**To be done:** Return all of the data exactly, with nothing left out but the pictures.

**Data excerpt:**

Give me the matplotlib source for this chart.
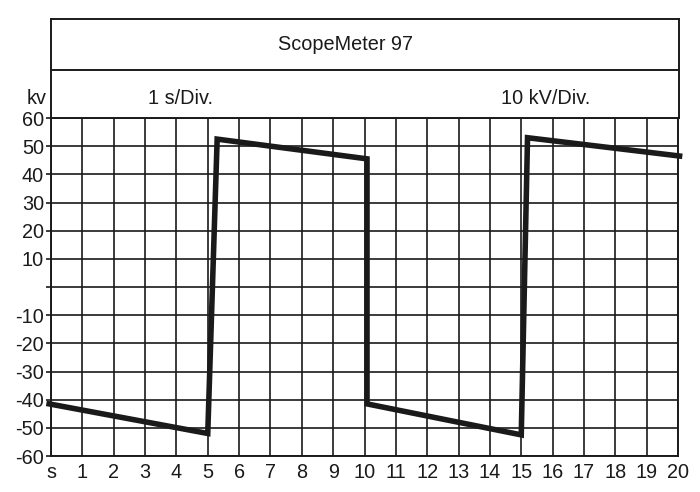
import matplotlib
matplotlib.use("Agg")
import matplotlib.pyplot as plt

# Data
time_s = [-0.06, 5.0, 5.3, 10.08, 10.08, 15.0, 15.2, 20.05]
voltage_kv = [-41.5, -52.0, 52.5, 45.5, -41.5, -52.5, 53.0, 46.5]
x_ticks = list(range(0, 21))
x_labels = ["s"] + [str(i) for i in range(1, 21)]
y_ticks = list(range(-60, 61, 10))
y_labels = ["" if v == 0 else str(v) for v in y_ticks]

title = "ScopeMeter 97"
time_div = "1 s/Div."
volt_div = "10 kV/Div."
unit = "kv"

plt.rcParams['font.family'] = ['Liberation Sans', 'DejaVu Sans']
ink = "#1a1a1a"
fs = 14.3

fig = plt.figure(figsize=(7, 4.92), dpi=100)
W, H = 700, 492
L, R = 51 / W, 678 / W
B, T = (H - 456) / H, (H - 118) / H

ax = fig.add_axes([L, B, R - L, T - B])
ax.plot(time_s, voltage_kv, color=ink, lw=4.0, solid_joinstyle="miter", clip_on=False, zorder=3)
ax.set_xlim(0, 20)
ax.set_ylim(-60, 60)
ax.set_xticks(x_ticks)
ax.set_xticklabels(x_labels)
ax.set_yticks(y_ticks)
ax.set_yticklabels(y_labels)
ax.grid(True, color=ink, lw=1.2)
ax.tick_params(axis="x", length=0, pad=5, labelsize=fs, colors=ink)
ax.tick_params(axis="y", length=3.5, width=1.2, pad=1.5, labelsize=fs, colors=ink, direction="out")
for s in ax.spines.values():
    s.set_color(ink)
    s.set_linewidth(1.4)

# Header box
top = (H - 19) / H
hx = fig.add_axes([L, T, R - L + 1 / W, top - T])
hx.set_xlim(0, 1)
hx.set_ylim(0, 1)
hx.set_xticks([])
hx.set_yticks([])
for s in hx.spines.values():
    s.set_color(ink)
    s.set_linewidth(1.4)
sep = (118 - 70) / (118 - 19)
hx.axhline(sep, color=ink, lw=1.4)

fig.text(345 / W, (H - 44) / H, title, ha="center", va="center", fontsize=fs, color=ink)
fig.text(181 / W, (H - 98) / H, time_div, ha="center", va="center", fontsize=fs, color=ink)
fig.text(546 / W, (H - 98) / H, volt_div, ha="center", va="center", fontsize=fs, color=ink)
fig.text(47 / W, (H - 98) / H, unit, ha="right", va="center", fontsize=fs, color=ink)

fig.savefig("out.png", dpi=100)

**Full output:**
Give me the matplotlib source for this chart.
import matplotlib
matplotlib.use("Agg")
import matplotlib.pyplot as plt

# Data
time_s = [-0.06, 5.0, 5.3, 10.08, 10.08, 15.0, 15.2, 20.05]
voltage_kv = [-41.5, -52.0, 52.5, 45.5, -41.5, -52.5, 53.0, 46.5]
x_ticks = list(range(0, 21))
x_labels = ["s"] + [str(i) for i in range(1, 21)]
y_ticks = list(range(-60, 61, 10))
y_labels = ["" if v == 0 else str(v) for v in y_ticks]

title = "ScopeMeter 97"
time_div = "1 s/Div."
volt_div = "10 kV/Div."
unit = "kv"

plt.rcParams['font.family'] = ['Liberation Sans', 'DejaVu Sans']
ink = "#1a1a1a"
fs = 14.3

fig = plt.figure(figsize=(7, 4.92), dpi=100)
W, H = 700, 492
L, R = 51 / W, 678 / W
B, T = (H - 456) / H, (H - 118) / H

ax = fig.add_axes([L, B, R - L, T - B])
ax.plot(time_s, voltage_kv, color=ink, lw=4.0, solid_joinstyle="miter", clip_on=False, zorder=3)
ax.set_xlim(0, 20)
ax.set_ylim(-60, 60)
ax.set_xticks(x_ticks)
ax.set_xticklabels(x_labels)
ax.set_yticks(y_ticks)
ax.set_yticklabels(y_labels)
ax.grid(True, color=ink, lw=1.2)
ax.tick_params(axis="x", length=0, pad=5, labelsize=fs, colors=ink)
ax.tick_params(axis="y", length=3.5, width=1.2, pad=1.5, labelsize=fs, colors=ink, direction="out")
for s in ax.spines.values():
    s.set_color(ink)
    s.set_linewidth(1.4)

# Header box
top = (H - 19) / H
hx = fig.add_axes([L, T, R - L + 1 / W, top - T])
hx.set_xlim(0, 1)
hx.set_ylim(0, 1)
hx.set_xticks([])
hx.set_yticks([])
for s in hx.spines.values():
    s.set_color(ink)
    s.set_linewidth(1.4)
sep = (118 - 70) / (118 - 19)
hx.axhline(sep, color=ink, lw=1.4)

fig.text(345 / W, (H - 44) / H, title, ha="center", va="center", fontsize=fs, color=ink)
fig.text(181 / W, (H - 98) / H, time_div, ha="center", va="center", fontsize=fs, color=ink)
fig.text(546 / W, (H - 98) / H, volt_div, ha="center", va="center", fontsize=fs, color=ink)
fig.text(47 / W, (H - 98) / H, unit, ha="right", va="center", fontsize=fs, color=ink)

fig.savefig("out.png", dpi=100)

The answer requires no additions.